To coin a phrase, then, we see “fantastically great” lessons in the examples given us by Jonestown and Three Mile Island. We want our country and the world to benefit from those lessons, but at the same time we’re terribly afraid and concerned that our species won’t learn quickly enough. Jane and I want a sane world, in ordinary terms, and we want the freedom to explore every internal and external facet of that world. We want our world — our living world, the very planet itself — and every life form upon it, to exist in the greatest cooperative spirit possible, so that individually and collectively we can investigate what surely must be a myriad of still-unsuspected interior and exterior challenges.

[... 2 paragraphs ...]

“In the same way the scientific community speaks of grandiose ideals, of man’s triumph over the planet and nature. At the same time these ideals further divorce the scientists from daily practical experience with their fellowman; and since they see animals as objects, they’re bound to see human life in somewhat the same fashion.

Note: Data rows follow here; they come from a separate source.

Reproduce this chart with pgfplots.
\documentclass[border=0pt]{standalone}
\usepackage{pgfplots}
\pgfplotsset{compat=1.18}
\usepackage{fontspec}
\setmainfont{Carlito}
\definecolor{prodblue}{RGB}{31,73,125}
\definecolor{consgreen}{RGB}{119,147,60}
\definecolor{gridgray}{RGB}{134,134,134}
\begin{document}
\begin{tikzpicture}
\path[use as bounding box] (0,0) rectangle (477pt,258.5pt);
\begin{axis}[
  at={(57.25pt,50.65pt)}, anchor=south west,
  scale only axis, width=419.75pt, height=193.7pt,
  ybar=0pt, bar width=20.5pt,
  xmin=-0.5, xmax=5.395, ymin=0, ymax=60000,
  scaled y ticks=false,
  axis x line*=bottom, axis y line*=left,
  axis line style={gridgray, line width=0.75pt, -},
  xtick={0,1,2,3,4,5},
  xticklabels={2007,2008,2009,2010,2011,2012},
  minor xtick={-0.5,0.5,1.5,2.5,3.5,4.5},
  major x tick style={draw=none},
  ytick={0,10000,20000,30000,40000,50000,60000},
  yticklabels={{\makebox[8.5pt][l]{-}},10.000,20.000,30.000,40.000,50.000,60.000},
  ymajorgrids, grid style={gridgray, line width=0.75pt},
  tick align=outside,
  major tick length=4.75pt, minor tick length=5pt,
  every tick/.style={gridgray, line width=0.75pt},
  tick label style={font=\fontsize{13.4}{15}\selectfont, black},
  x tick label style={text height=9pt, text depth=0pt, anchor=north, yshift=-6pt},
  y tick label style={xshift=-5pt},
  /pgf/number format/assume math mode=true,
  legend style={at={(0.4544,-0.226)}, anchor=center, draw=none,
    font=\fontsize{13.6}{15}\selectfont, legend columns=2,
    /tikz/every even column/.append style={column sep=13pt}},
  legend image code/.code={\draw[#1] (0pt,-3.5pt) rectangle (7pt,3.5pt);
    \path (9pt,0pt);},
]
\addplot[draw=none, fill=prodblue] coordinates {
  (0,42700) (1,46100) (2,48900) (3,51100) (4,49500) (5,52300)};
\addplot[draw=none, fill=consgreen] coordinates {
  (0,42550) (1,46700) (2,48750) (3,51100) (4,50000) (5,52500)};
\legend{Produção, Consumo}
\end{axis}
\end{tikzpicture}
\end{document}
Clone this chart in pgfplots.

The sacrifice of, say, thousands of lives in a nuclear accident almost becomes justified in their minds if it is a means toward the grandiose goal of learning how to ‘triumph over nature.’ Again, this intent automatically turns them into mechanics.

“The scientist carries the burden of this alienation, and in his heart he must hope that his mission fails — for if it succeeds he will have effectively separated man from man’s nature in the world of beliefs, philosophically casting man adrift as meaningless psychological debris. Therefore, the scientific community often sabotages its own efforts.”